Increasing social belonging in the classroom has an impact, says Gressman. Using the SAIL format and adding the writing and reflection prompt are by no means an experiment or research study, he explains, but anecdotally, he sees a change. More students are feeling comfortable asking their peers for help. Far fewer students are failing his class. Where Gressman used to see a “really long tail of people who were left out and would do extremely poorly, now the distribution of grades at the end of the semester is a lot more compact than it used to be.”
Research shows that small actions like a writing exercise can have big and lasting positive effects. In fact, an intervention during freshman year can impact an entire academic career and have a huge effect on gender and racial gaps in grades.
Gressman sees his classroom work as connected to broader issues around race and gender in mathematics. “Math has a reputation as being one of the ‘purest’ and most impartial intellectual activities out there, but like anything else, it is a tool that can be as easily leveraged to perpetuate systemic inequities. However, it can also be used in service of correcting them. I hope to be part of that correction.”

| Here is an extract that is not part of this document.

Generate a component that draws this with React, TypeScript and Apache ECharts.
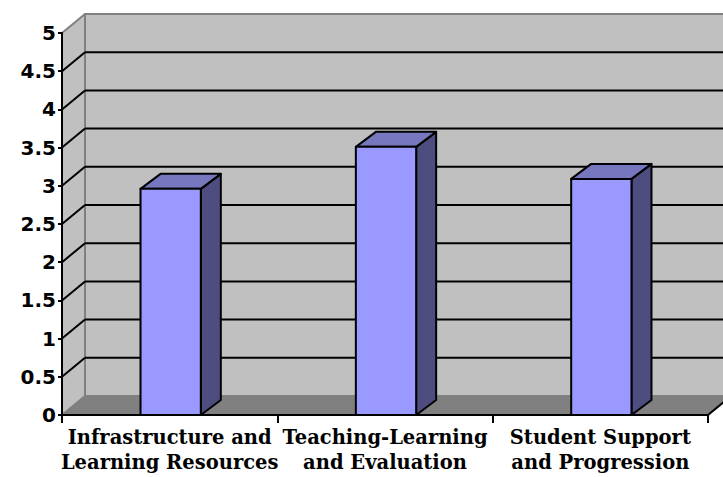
import React, { useEffect, useRef } from "react";
import * as echarts from "echarts";

const categories = [
  "Infrastructure and\nLearning Resources",
  "Teaching-Learning\nand Evaluation",
  "Student Support\nand Progression",
];
const values = [2.96, 3.51, 3.09];
const yMin = 0;
const yMax = 5;
const yStep = 0.5;
const yTicks = [0.5, 1, 1.5, 2, 2.5, 3, 3.5, 4, 4.5];

const WALL_DX = 23;
const WALL_DY = -19;
const BAR_DX = 20;
const BAR_DY = -15;

export default function App() {
  const ref = useRef<HTMLDivElement>(null);
  useEffect(() => {
    if (!ref.current) return;
    const chart = echarts.init(ref.current, undefined, { renderer: "svg" });

    const wallsRender = (params: any, api: any) => {
      const cs = params.coordSys;
      const x0 = cs.x;
      const x1 = cs.x + cs.width;
      const yb = api.coord([0, yMin])[1];
      const yt = api.coord([0, yMax])[1];
      const far = x1 + WALL_DX + 40;
      return {
        type: "group",
        children: [
          {
            type: "polygon",
            shape: { points: [[x0, yt], [x0 + WALL_DX, yt + WALL_DY], [x0 + WALL_DX, yb + WALL_DY], [x0, yb]] },
            style: { fill: "#C0C0C0" },
          },
          {
            type: "polygon",
            shape: { points: [[x0 + WALL_DX, yt + WALL_DY], [far, yt + WALL_DY], [far, yb + WALL_DY], [x0 + WALL_DX, yb + WALL_DY]] },
            style: { fill: "#C0C0C0", stroke: "#808080", lineWidth: 2 },
          },
          {
            type: "polygon",
            shape: { points: [[x0, yb], [x1, yb], [x1 + WALL_DX, yb + WALL_DY], [x0 + WALL_DX, yb + WALL_DY]] },
            style: { fill: "#808080" },
          },
          {
            type: "line",
            shape: { x1: x0, y1: yt, x2: x0 + WALL_DX, y2: yt + WALL_DY },
            style: { stroke: "#808080", lineWidth: 2 },
          },
          {
            type: "line",
            shape: { x1: x0, y1: yb, x2: x0 + WALL_DX, y2: yb + WALL_DY },
            style: { stroke: "#808080", lineWidth: 2 },
          },
          {
            type: "line",
            shape: { x1: x1, y1: yb, x2: x1 + WALL_DX, y2: yb + WALL_DY },
            style: { stroke: "#000", lineWidth: 2 },
          },
        ],
      };
    };

    const gridRender = (params: any, api: any) => {
      const cs = params.coordSys;
      const x0 = cs.x;
      const x1 = cs.x + cs.width;
      const y = api.coord([0, api.value(1)])[1];
      return {
        type: "group",
        children: [
          {
            type: "line",
            shape: { x1: x0 + WALL_DX, y1: y + WALL_DY, x2: x1 + WALL_DX + 40, y2: y + WALL_DY },
            style: { stroke: "#000", lineWidth: 2 },
          },
          {
            type: "line",
            shape: { x1: x0, y1: y, x2: x0 + WALL_DX, y2: y + WALL_DY },
            style: { stroke: "#000", lineWidth: 2 },
          },
        ],
      };
    };

    const barRender = (params: any, api: any) => {
      const idx = api.value(0);
      const [cx, ty] = api.coord([idx, api.value(1)]);
      const by = api.coord([idx, yMin])[1];
      const w = api.size([1, 0])[0] * 0.28;
      const l = cx - w / 2 + 1;
      const r = cx + w / 2 + 1;
      const stroke = { stroke: "#000", lineWidth: 2, lineJoin: "round" };
      return {
        type: "group",
        children: [
          {
            type: "polygon",
            shape: { points: [[r, ty], [r + BAR_DX, ty + BAR_DY], [r + BAR_DX, by + BAR_DY], [r, by]] },
            style: { fill: "#4D4D80", ...stroke },
          },
          {
            type: "polygon",
            shape: { points: [[l, ty], [l + BAR_DX, ty + BAR_DY], [r + BAR_DX, ty + BAR_DY], [r, ty]] },
            style: { fill: "#7777C0", ...stroke },
          },
          {
            type: "polygon",
            shape: { points: [[l, ty], [r, ty], [r, by], [l, by]] },
            style: { fill: "#9999FF", ...stroke },
          },
        ],
      };
    };

    chart.setOption({
      animation: false,
      backgroundColor: "#ffffff",
      grid: { left: 62, right: 15, top: 33, bottom: 62, containLabel: false, outerBoundsMode: "none" },
      xAxis: {
        type: "category",
        data: categories,
        z: 10,
        axisLine: { show: true, lineStyle: { color: "#000", width: 2 } },
        axisTick: { show: true, length: 8, lineStyle: { color: "#000", width: 2 } },
        axisLabel: {
          color: "#000",
          fontFamily: "DejaVu Serif",
          fontWeight: "bold",
          fontSize: 19.5,
          lineHeight: 25,
          margin: 10,
          interval: 0,
        },
        splitLine: { show: false },
      },
      yAxis: {
        type: "value",
        min: yMin,
        max: yMax,
        interval: yStep,
        z: 10,
        axisLine: { show: true, lineStyle: { color: "#000", width: 2 } },
        axisTick: { show: true, length: 4, lineStyle: { color: "#000", width: 2 } },
        axisLabel: {
          color: "#000",
          fontFamily: "DejaVu Sans",
          fontWeight: "bold",
          fontSize: 20,
          margin: 6,
        },
        splitLine: { show: false },
      },
      series: [
        { type: "custom", name: "walls", data: [[0, 0]], renderItem: wallsRender, z: 1, silent: true },
        {
          type: "custom",
          name: "gridlines",
          data: yTicks.map((v) => [0, v]),
          renderItem: gridRender,
          z: 2,
          silent: true,
        },
        {
          type: "custom",
          name: "values",
          data: values.map((v, i) => [i, v]),
          renderItem: barRender,
          z: 3,
        },
      ],
    });
    return () => chart.dispose();
  }, []);
  return (
    <div
      ref={ref}
      style={{ position: "fixed", left: 0, top: 0, width: 723, height: 477, background: "#fff" }}
    />
  );
}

Gressman is one of the faculty members working on the Bridge to Ph.D. Program, a mathematics master’s program designed specifically for groups that are traditionally underrepresented. The program prepares underrepresented students for direct entry into the Ph.D. program and provides full funding.
“I would like to see mathematics work harder to identify talent in marginalized or excluded communities and pave the way for more students to be equipped to pursue a Ph.D., should they wish to do so,” explains Gressman. “The Bridge to Ph.D. and being aware of the importance of social belonging is a good start.”